Jay Baer recently wrote on the Junta42’s blog:

"2011 will be the year that we begin to have a unified view of subscribers, fans, and followers. API-driven advances in CRM and databases will enable companies to better understand the full array of their digital marketing and social media relationships. This will allow brands to communicate more coherently, and with context and relevance. Being able to send an email only to people that have clicked a particular bit.ly. Sending a Facebook status update only to people that have visited a particular product page on your website. That’s the future, and it starts in 2011."

Will Marketers start shouting "Content Strategy is King!" in 2011? 

Well Clare McDermott, Editor of Chief Content Officer magazine, thinks that in 2011 marketers will take content marketing strategy more seriously:

"In the last few years, marketers jumped on content marketing simply because “everyone is doing it.” With more experience under their belts, brand marketers will become more sophisticated in their use of content to reach customers. For example, matching content to the sales cycle, designing and distributing mobile content, and realizing that certain functions (ie. marketing automation) are best outsourced to experts.

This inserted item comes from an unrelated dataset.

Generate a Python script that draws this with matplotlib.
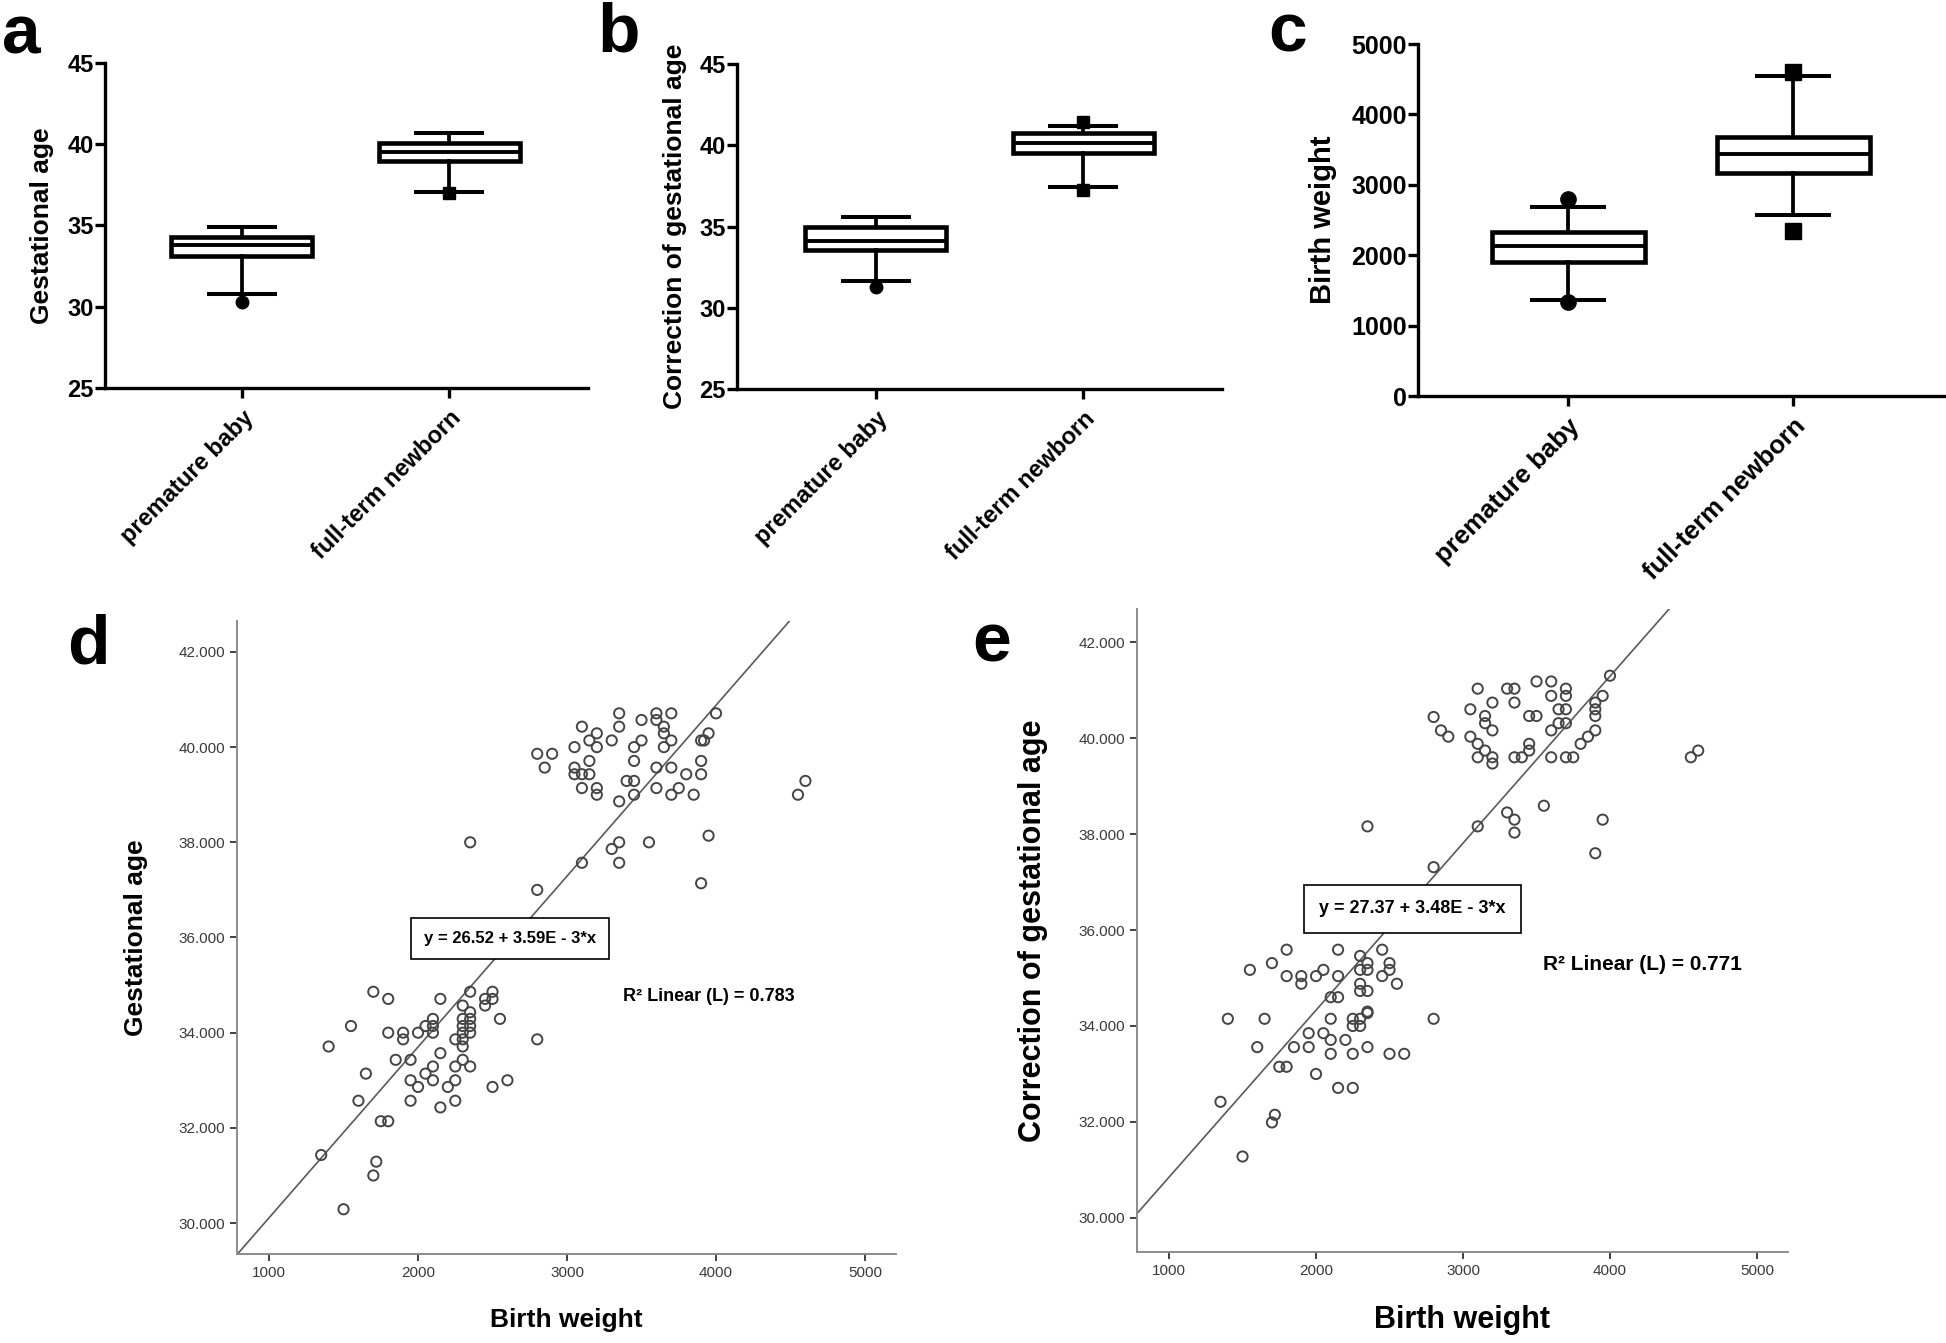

And here’s the part that is less about prediction and more about dreamy hope:Let’s hope that 2011 gives us more examples of B2B marketers taking risks with content. That means having uber-intelligent, fresh points of view about issues in your industry; publishing content that is smart and at times wickedly funny; hiring talented designers to infuse your content with personality and edge; using your employees as the face of your business in blogs and video; finally, thinking long and hard before adopting an e-newsletter. Let me turn that last one into a prediction: hordes of businesses will abandon the e-newsletter format because no one is reading them."

Well Clare McDermott might be onto something with the point about newsletter abandonment. Lots of companies build databases for their newsletters and then basically spam their audience, lacking information about what their audience really wants. For example, some companies obtain your email address and begin sending emails several times a week. It doesn’t take long before their email address is blocked or the unsubscribe button clicked. When it comes to email marketing, companies need to invest in technologies that will help them better understand where people are at in the buying process, and what their targets are really interested in and react accordingly. Yep…it’s not a solution that will happen overnight – and there are Web Content Management platforms that do a pretty bang up job of helping companies understand how users are interacting on their websites and how they are engaging – that information can be used to create more effective emails. 

The Web Experience King

If we focus on the contextual relevance of content, use the right web technologies to deliver content, design around the context of the user experience - we will see more engaging websites. Keep your fingers crossed Seth, your wish might come true.